**GOAL OF THE EXERCISE**
Skip the pictures, please, and write out exactly the lines from the opening of the data through the line containing "XAxis, YAxis, ReferenceLine".

START

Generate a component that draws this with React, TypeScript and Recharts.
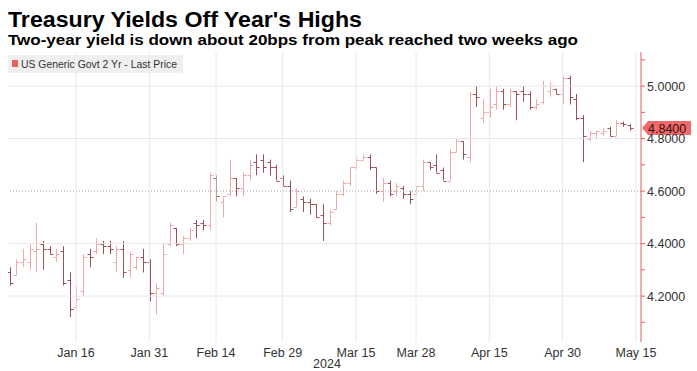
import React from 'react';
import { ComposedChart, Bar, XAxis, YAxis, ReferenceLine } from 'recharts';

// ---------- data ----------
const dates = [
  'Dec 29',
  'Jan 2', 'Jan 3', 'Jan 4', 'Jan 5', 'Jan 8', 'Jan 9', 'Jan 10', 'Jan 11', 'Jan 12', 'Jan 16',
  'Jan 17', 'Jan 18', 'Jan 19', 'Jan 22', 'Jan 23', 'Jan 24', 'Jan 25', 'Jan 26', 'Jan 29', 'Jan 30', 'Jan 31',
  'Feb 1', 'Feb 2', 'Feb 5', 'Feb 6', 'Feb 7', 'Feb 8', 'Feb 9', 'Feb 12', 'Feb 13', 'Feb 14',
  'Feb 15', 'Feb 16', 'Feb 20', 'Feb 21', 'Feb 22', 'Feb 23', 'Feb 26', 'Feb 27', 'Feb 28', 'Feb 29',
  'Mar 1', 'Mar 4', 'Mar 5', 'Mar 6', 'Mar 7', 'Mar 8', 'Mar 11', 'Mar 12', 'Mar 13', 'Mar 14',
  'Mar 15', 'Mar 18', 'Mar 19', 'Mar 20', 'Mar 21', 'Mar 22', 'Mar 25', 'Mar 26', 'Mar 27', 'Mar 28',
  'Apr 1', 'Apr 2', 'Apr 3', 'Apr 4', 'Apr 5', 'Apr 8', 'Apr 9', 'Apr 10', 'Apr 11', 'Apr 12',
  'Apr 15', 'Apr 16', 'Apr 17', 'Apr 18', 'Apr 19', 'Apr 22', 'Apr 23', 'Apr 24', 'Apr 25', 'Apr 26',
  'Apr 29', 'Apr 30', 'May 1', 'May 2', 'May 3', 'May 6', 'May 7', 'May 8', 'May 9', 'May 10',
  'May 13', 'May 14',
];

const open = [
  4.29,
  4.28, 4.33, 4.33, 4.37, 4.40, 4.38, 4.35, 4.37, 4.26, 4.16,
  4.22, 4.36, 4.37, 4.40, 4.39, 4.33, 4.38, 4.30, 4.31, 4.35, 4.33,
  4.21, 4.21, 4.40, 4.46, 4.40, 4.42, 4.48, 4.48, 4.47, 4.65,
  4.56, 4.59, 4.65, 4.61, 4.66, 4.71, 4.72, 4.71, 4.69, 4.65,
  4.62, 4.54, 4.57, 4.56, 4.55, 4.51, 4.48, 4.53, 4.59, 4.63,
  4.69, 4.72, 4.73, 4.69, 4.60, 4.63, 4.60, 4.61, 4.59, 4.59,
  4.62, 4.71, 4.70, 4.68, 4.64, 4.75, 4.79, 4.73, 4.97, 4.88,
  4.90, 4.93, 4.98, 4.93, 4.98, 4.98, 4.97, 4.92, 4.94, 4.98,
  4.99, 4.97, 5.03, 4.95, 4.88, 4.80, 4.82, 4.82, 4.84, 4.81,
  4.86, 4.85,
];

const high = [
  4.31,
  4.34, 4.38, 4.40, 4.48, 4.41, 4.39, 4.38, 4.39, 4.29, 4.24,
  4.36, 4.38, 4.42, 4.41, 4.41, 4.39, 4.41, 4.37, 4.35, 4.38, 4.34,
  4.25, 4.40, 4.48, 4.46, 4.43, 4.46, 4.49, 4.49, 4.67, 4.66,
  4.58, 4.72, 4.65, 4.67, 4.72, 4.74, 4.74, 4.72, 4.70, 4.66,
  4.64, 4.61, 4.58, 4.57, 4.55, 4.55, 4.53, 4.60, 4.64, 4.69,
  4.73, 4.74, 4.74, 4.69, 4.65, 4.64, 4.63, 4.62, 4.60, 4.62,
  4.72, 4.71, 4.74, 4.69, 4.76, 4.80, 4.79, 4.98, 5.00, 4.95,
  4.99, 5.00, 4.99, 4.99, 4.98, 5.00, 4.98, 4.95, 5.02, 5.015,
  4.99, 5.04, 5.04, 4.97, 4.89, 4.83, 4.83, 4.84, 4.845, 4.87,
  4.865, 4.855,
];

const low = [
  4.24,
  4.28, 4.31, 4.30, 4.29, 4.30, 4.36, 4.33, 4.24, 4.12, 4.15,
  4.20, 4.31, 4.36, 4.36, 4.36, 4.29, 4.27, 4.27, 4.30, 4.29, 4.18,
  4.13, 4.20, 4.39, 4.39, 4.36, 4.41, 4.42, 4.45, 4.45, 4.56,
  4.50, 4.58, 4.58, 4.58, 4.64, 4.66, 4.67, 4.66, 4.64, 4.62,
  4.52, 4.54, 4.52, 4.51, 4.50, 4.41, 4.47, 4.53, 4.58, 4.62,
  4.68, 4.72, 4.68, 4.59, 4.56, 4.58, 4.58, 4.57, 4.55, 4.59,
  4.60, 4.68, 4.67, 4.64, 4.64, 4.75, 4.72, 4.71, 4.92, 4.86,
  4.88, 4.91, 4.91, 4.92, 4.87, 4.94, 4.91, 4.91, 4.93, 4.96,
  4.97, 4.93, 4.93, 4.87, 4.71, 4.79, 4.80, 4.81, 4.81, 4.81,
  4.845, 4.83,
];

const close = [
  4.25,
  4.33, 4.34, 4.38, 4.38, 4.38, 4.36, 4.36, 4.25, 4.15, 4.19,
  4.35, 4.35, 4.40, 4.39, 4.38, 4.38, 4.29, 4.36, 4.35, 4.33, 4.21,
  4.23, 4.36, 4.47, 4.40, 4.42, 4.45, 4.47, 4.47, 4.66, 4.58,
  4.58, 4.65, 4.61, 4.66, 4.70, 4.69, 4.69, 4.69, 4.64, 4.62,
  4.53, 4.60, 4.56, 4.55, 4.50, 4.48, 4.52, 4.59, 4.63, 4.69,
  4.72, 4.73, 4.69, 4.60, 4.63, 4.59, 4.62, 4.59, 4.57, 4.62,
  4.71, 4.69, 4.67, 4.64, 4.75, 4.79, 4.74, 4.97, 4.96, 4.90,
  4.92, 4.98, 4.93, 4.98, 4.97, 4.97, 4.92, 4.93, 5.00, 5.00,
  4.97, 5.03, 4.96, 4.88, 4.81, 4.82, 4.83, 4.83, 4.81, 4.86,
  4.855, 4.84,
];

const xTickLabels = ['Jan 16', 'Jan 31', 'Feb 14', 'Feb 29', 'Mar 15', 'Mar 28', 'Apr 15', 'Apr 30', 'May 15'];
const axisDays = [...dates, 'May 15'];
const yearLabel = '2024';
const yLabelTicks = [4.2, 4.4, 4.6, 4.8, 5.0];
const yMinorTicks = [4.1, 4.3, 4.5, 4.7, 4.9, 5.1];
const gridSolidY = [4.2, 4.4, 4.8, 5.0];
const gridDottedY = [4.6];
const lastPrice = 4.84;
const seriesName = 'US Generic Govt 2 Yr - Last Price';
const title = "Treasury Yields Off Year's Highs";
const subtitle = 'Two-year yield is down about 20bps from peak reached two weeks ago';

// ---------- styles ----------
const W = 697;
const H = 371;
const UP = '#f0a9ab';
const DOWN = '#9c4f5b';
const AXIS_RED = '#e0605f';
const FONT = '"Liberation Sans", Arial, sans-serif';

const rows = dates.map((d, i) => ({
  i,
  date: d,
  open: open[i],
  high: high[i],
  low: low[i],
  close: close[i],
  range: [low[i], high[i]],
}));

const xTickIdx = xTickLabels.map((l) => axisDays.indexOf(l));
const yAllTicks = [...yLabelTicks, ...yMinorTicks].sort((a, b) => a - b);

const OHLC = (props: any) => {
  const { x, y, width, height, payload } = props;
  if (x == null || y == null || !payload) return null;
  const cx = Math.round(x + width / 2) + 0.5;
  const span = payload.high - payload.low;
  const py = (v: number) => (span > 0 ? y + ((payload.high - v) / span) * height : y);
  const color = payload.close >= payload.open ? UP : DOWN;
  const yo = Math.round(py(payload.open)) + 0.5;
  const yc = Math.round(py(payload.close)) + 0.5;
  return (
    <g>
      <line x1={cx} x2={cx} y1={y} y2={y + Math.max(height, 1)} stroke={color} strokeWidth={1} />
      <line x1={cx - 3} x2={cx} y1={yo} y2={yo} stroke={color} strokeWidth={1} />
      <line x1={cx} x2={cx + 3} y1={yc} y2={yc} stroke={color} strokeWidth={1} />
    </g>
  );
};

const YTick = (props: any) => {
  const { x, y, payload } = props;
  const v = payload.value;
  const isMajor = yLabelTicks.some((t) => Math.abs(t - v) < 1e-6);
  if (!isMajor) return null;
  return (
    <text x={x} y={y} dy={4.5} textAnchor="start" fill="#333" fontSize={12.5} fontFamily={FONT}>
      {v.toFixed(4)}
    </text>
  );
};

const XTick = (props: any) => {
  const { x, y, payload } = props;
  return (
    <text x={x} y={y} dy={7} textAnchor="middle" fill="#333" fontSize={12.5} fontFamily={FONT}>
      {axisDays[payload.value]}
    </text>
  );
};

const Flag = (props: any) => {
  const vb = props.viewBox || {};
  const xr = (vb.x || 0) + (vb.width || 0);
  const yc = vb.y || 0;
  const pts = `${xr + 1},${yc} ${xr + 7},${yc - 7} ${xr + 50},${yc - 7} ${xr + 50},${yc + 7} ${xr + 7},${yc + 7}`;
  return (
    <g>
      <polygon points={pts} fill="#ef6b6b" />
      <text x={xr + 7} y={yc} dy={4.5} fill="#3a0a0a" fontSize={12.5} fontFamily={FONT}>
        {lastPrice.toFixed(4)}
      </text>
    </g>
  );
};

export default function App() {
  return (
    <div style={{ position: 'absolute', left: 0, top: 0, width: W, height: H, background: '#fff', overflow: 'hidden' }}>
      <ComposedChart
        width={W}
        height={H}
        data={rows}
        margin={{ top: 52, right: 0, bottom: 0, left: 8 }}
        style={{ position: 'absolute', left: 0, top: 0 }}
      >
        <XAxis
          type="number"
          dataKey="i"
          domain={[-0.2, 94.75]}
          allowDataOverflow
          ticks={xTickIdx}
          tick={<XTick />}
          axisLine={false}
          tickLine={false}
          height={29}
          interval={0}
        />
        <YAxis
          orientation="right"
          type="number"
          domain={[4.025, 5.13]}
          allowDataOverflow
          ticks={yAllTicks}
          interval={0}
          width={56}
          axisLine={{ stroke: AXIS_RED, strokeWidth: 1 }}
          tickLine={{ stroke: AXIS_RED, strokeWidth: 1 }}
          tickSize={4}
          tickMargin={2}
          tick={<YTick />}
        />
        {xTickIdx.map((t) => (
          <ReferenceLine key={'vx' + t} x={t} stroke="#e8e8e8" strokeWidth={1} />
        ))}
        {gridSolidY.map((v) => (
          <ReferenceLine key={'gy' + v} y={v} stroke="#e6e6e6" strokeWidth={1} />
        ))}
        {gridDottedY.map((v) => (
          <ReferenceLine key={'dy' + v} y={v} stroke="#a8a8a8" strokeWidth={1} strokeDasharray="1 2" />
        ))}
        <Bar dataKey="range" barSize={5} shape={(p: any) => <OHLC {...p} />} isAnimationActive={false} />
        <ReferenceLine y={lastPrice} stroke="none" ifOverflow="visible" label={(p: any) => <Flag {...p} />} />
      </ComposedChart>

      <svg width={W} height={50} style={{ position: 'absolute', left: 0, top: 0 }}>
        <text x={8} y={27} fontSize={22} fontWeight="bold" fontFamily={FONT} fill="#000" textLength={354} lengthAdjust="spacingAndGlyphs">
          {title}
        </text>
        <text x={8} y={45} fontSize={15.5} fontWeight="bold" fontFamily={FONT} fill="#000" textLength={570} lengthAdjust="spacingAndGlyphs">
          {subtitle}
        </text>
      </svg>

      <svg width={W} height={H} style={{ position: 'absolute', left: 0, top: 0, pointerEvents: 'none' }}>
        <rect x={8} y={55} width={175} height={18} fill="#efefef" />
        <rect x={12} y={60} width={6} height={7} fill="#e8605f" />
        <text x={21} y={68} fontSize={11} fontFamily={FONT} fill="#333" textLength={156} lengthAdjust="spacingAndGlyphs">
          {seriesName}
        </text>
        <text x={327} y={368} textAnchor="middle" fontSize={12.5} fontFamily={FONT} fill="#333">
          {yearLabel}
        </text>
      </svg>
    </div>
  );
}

END

**SOLUTION TO THIS EXERCISE**
Generate a component that draws this with React, TypeScript and Recharts.
import React from 'react';
import { ComposedChart, Bar, XAxis, YAxis, ReferenceLine } from 'recharts';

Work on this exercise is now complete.